The false accusation of another inmate was cumulative impeachment evidence. It was just one more lie in a string of prevarications. The government had provided the defense voluminous information regarding Plytas' extensive criminal activities, his use of various aliases when confronted by police, his making false police reports, his committing crimes while on bail and his lengthy prior criminal history. It was just one more instance, among many, of his propensity for fabrication and lawlessness.
As to materiality, the newly discovered evidence went only to impeachment. It did not implicate Plytas' testimony regarding the nature of the conspiracy and the various roles played by the participants, particularly these defendants.
Given that defense counsel had abundant impeachment evidence which they thoroughly and expertly exhausted on cross examination, and the government presented testimony implicating each of these defendants from two other cooperating witnesses, the defendants cannot demonstrate that the cumulative impeachment evidence which had not been provided prior to trial would have probably resulted in an acquittal. In short, the impeaching evidence would not have significantly impaired the believability of Plytas' testimony.
Withdrawal Defense
Gosizk also complains that there was no physical evidence to corroborate the accomplice testimony of Plytas and Myrick implicating him. He argues that the evidence is actually inconsistent with his having been at the scene of the robbery. He points to the evidence that there were only two sets of footprints found near the scene which confirms his claim that he had withdrawn from the conspiracy.
"[U]ncorroborated accomplice testimony may constitutionally provide the exclusive basis for a criminal conviction," especially where the defense had ample opportunity to cross examine the witnesses and the jury was specifically instructed as to its role in weighing the witnesses' testimony and credibility. Perez, 280 F.3d at 344.
The evidence was sufficient for the jury to find that Gosizk was a part of the conspiracy and the robbery. The government's evidence showed that Gosizk had joined Plytas and Myrick willingly with the intent to participate in the robbery of the gas station because he needed money. Although he did not actually approach the gas station attendant, he traveled with his accomplices to New Jersey to commit the robbery and he drove the getaway vehicle. Therefore, the testimony of Myrick and Plytas was enough to support the jury's finding that Gosizk participated in the robbery, if not as the actual robber, certainly as the getaway driver.
Gosizk did not testify.
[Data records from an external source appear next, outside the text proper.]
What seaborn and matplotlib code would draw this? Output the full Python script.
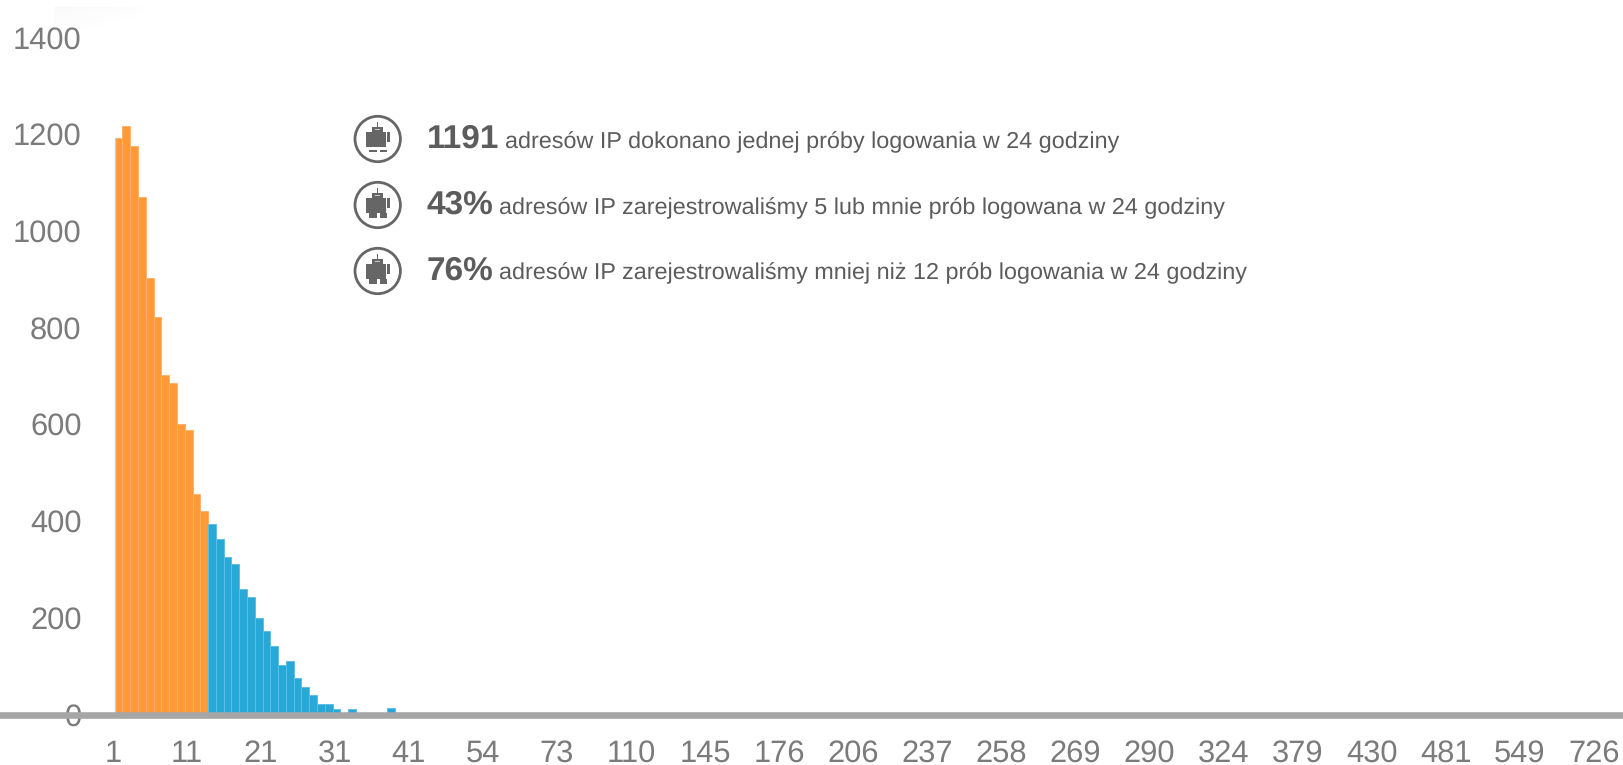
import numpy as np
import pandas as pd
import matplotlib
matplotlib.use("Agg")
import matplotlib.pyplot as plt
from matplotlib.patches import Circle, Rectangle
import seaborn as sns

# Number of IP addresses for each login-attempt bucket
attempt_counts = [1191, 1216, 1175, 1069, 902, 821, 701, 685, 600, 587, 455, 420,
                  394, 361, 325, 310, 258, 243, 199, 172, 141, 101, 110, 74, 56, 39,
                  21, 21, 10, 1, 10, 0, 0, 2, 0, 12, 0, 1, 0, 3, 1, 0, 0, 0, 0, 0,
                  0, 0, 0, 0, 0, 3, 1]
tail_buckets = 142
highlighted_buckets = 12

x_tick_labels = ["1", "11", "21", "31", "41", "54", "73", "110", "145", "176", "206",
                 "237", "258", "269", "290", "324", "379", "430", "481", "549", "726"]
y_ticks = [0, 200, 400, 600, 800, 1000, 1200, 1400]

callouts = [
    ("1191", "adresów IP dokonano jednej próby logowania w 24 godziny"),
    ("43%", "adresów IP zarejestrowaliśmy 5 lub mnie prób logowana w 24 godziny"),
    ("76%", "adresów IP zarejestrowaliśmy mniej niż 12 prób logowania w 24 godziny"),
]

W, H, DPI = 1624, 765, 100
ORANGE, ORANGE_EDGE = "#ff9a36", "#ffb26c"
BLUE, BLUE_EDGE = "#27a8d6", "#5cc0e4"
LABEL_GREY, TEXT_GREY, ICON_GREY = "#7b7b7b", "#5c5c5c", "#666666"
BASELINE_GREY = "#a6a6a6"

sns.set_style("white")
plt.rcParams["font.family"] = ["Liberation Sans", "DejaVu Sans"]
plt.rcParams["text.hinting"] = "no_hinting"
plt.rcParams["text.hinting_factor"] = 8

values = attempt_counts + [0] * tail_buckets
df = pd.DataFrame({
    "bucket": [str(i) for i in range(len(values))],
    "count": values,
    "group": ["low" if i < highlighted_buckets else "high" for i in range(len(values))],
})

fig = plt.figure(figsize=(W / DPI, H / DPI), dpi=DPI)

# Pixel layout of the plot: zero line at y=715, first bar starting at x=114.7
BAR_PX = 7.78
PX_PER_UNIT = 0.4835
ZERO_LINE_PX = 715
ax = fig.add_axes([0, 1 - ZERO_LINE_PX / H, 1, ZERO_LINE_PX / H])
sns.barplot(data=df, x="bucket", y="count", hue="group", dodge=False, width=1,
            palette={"low": ORANGE, "high": BLUE}, legend=False, saturation=1, ax=ax)

for container, edge in zip(ax.containers, (ORANGE_EDGE, BLUE_EDGE)):
    for bar in container:
        bar.set_edgecolor(edge)
        bar.set_linewidth(0.7)

# Thin pale-blue sliver along the left side of the first bar
ax.vlines(-0.5, 0, attempt_counts[0], color="#a5dff2", lw=0.9, zorder=4)

first_centre = 114.7 + BAR_PX / 2
ax.set_xlim(-first_centre / BAR_PX, (W - first_centre) / BAR_PX)
ax.set_ylim(-1 / PX_PER_UNIT, (ZERO_LINE_PX - 1) / PX_PER_UNIT)

# Axis labels are evenly spaced and independent of the bar pitch
label_pitch = 74.05 / BAR_PX
ax.set_xticks([-0.75 + i * label_pitch for i in range(len(x_tick_labels))])
ax.set_xticklabels(x_tick_labels)
ax.set_yticks(y_ticks)
ax.set_xlabel("")
ax.set_ylabel("")
ax.tick_params(axis="x", length=0, pad=17.5, labelsize=22.2, labelcolor=LABEL_GREY)
ax.tick_params(axis="y", length=0, pad=-81.5 * 72 / DPI, labelsize=22.2, labelcolor=LABEL_GREY)
for lbl in ax.get_yticklabels():
    lbl.set_ha("right")

for side in ("top", "left", "right"):
    ax.spines[side].set_visible(False)
ax.spines["bottom"].set_color(BASELINE_GREY)
ax.spines["bottom"].set_linewidth(6.6 * 72 / DPI)
ax.spines["bottom"].set_zorder(5)

# Overlay in pixel coordinates for the callouts and their robot icons
ov = fig.add_axes([0, 0, 1, 1], facecolor="none")
ov.axis("off")

# Faint smudge in the top-left corner, fading towards the lower right
gx, gy = np.meshgrid(np.linspace(0, 1, 60), np.linspace(0, 1, 30))
fade = np.clip(1 - 0.75 * gx - gy, 0, 1)
smudge = np.dstack([np.full_like(fade, 0.9)] * 3 + [fade * 0.22])
ov.imshow(smudge, extent=(54, 144, 40, 7), aspect="auto", interpolation="bilinear", zorder=0)
ov.set_xlim(0, W)
ov.set_ylim(H, 0)


def robot(cx, cy, slim_legs):
    ov.add_patch(Circle((cx, cy), 22.7, fc="white", ec=ICON_GREY, lw=2.0))
    parts = [
        (cx - 0.4, cy - 17, 0.8, 6),      # antenna
        (cx - 5.5, cy - 11.7, 11, 5),     # head
        (cx - 11.2, cy - 7.5, 19.2, 15.8),  # torso
        (cx + 9.7, cy - 7, 2.7, 9.5),     # arm
    ]
    if slim_legs:
        parts += [(cx - 8.7, cy + 10.7, 8.4, 2.4), (cx + 2.3, cy + 10.7, 6.7, 2.4)]
    else:
        parts += [(cx - 8.2, cy + 8, 7.4, 4.7), (cx + 2.3, cy + 8, 6.7, 4.7)]
    for x, y, w, h in parts:
        ov.add_patch(Rectangle((x, y), w, h, fc=ICON_GREY, ec="none"))
    ov.add_patch(Rectangle((cx - 2.2, cy - 10.2), 4.4, 1.4, fc="#c8c8c8", ec="none"))


for (big, rest), icon_y, base_y, rest_x in zip(
        callouts, (139, 205, 271), (148, 214, 279.5), (505, 499, 499)):
    robot(377.7, icon_y, big == "1191")
    ov.text(426.5, base_y, big, fontsize=24, fontweight="bold",
            color=TEXT_GREY, va="baseline", ha="left")
    ov.text(rest_x, base_y, rest, fontsize=16.8, color=TEXT_GREY, va="baseline", ha="left")

fig.savefig("out.png", dpi=DPI, facecolor="white")
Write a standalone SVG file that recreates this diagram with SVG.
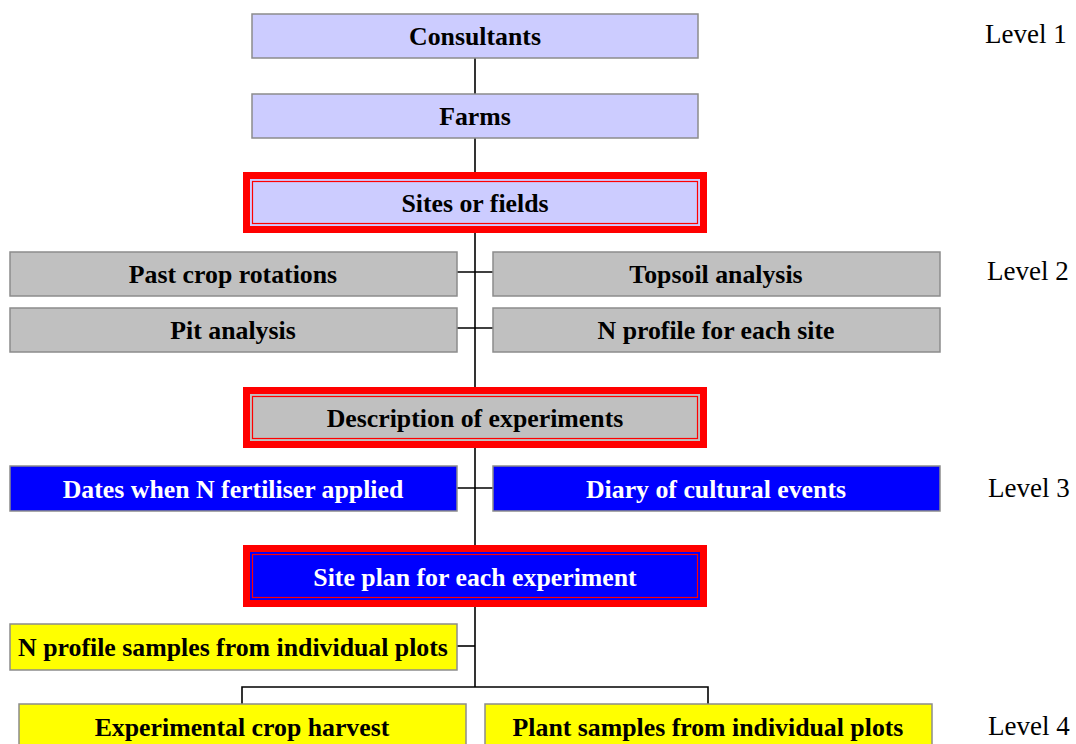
<svg xmlns="http://www.w3.org/2000/svg" width="1076" height="744" viewBox="0 0 1076 744">
<style>
.box{stroke:#8c8c8c;stroke-width:1.5}
.lav{fill:#ccccff}
.gry{fill:#c0c0c0}
.blu{fill:#0000ff}
.yel{fill:#ffff00}
.frame{fill:#ff0000}
.fline{fill:none;stroke:#ff0000;stroke-width:1.2}
.t{font-family:"Liberation Serif","Times New Roman",serif;font-weight:bold;font-size:25.8px;text-anchor:middle;fill:#000}
.w{fill:#fff}
.lvl{font-family:"Liberation Serif","Times New Roman",serif;font-size:27px;fill:#000}
.c{stroke:#000;stroke-width:1.6;fill:none}
</style>
<rect width="1076" height="744" fill="#fff"/>
<g id="connectors">
<line class="c" x1="475" y1="58" x2="475" y2="687"/>
<line class="c" x1="457" y1="272" x2="493" y2="272"/>
<line class="c" x1="457" y1="328" x2="493" y2="328"/>
<line class="c" x1="457" y1="488" x2="493" y2="488"/>
<line class="c" x1="457" y1="646" x2="475" y2="646"/>
<polyline class="c" points="242,704 242,687 708,687 708,704"/>
</g>
<g id="consultants">
<rect class="box lav" x="252" y="14" width="446" height="44"/>
<text class="t" x="475" y="45">Consultants</text>
</g>
<g id="farms">
<rect class="box lav" x="252" y="94" width="446" height="44"/>
<text class="t" x="475" y="125">Farms</text>
</g>
<g id="sites">
<rect class="frame" x="243" y="172" width="464" height="61"/>
<rect class="lav" x="250" y="179" width="450" height="47"/>
<rect class="fline" x="252.5" y="181.5" width="445" height="42"/>
<text class="t" x="475" y="212">Sites or fields</text>
</g>
<g id="past-crop">
<rect class="box gry" x="10" y="252" width="447" height="44"/>
<text class="t" x="233" y="283">Past crop rotations</text>
</g>
<g id="topsoil">
<rect class="box gry" x="493" y="252" width="447" height="44"/>
<text class="t" x="716" y="283">Topsoil analysis</text>
</g>
<g id="pit">
<rect class="box gry" x="10" y="308" width="447" height="44"/>
<text class="t" x="233" y="339">Pit analysis</text>
</g>
<g id="nprofile">
<rect class="box gry" x="493" y="308" width="447" height="44"/>
<text class="t" x="716" y="339">N profile for each site</text>
</g>
<g id="description">
<rect class="frame" x="243" y="387" width="464" height="61"/>
<rect class="gry" x="250" y="394" width="450" height="47"/>
<rect class="fline" x="252.5" y="396.5" width="445" height="42"/>
<text class="t" x="475" y="427">Description of experiments</text>
</g>
<g id="dates">
<rect class="box blu" x="10" y="466" width="447" height="45"/>
<text class="t w" x="233" y="498">Dates when N fertiliser applied</text>
</g>
<g id="diary">
<rect class="box blu" x="493" y="466" width="447" height="45"/>
<text class="t w" x="716" y="498">Diary of cultural events</text>
</g>
<g id="siteplan">
<rect class="frame" x="243" y="545" width="464" height="62"/>
<rect class="blu" x="250" y="552" width="450" height="48"/>
<rect class="fline" x="252.5" y="554.5" width="445" height="43"/>
<text class="t w" x="475" y="586">Site plan for each experiment</text>
</g>
<g id="nsamples">
<rect class="box yel" x="10" y="624" width="447" height="46"/>
<text class="t" x="233" y="656">N profile samples from individual plots</text>
</g>
<g id="harvest">
<rect class="box yel" x="19" y="704" width="447" height="48"/>
<text class="t" x="242" y="736">Experimental crop harvest</text>
</g>
<g id="plant">
<rect class="box yel" x="485" y="704" width="447" height="48"/>
<text class="t" x="708" y="736">Plant samples from individual plots</text>
</g>
<g id="levels">
<text class="lvl" x="985" y="43">Level 1</text>
<text class="lvl" x="987" y="280">Level 2</text>
<text class="lvl" x="988" y="497">Level 3</text>
<text class="lvl" x="988" y="735">Level 4</text>
</g>
</svg>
He developed his withdrawal defense through cross examination of the government's witnesses and a police detective's finding only two sets of footprints, pointing to Myrick and Plytas as the sole perpetrators of the robbery. Both Plytas and Myrick admitted that Gosizk had second thoughts and did not want to approach the gas station. Instead, he returned to the car where he waited for them to rob the attendant and then drove them from the scene.
The jury was instructed on the withdrawal defense. It simply rejected it. There was sufficient evidence that Gosizk played some role (waiting and driving the getaway vehicle) in accomplishing the object of the conspiracy (the robbery of the gas station). Therefore, Gosizk is not entitled to a judgment of acquittal on the basis that his withdrawal defense was established as a matter of law.
Conclusion
There is no basis for granting the defendants judgment of acquittal. Nor is there any ground justifying a new trial.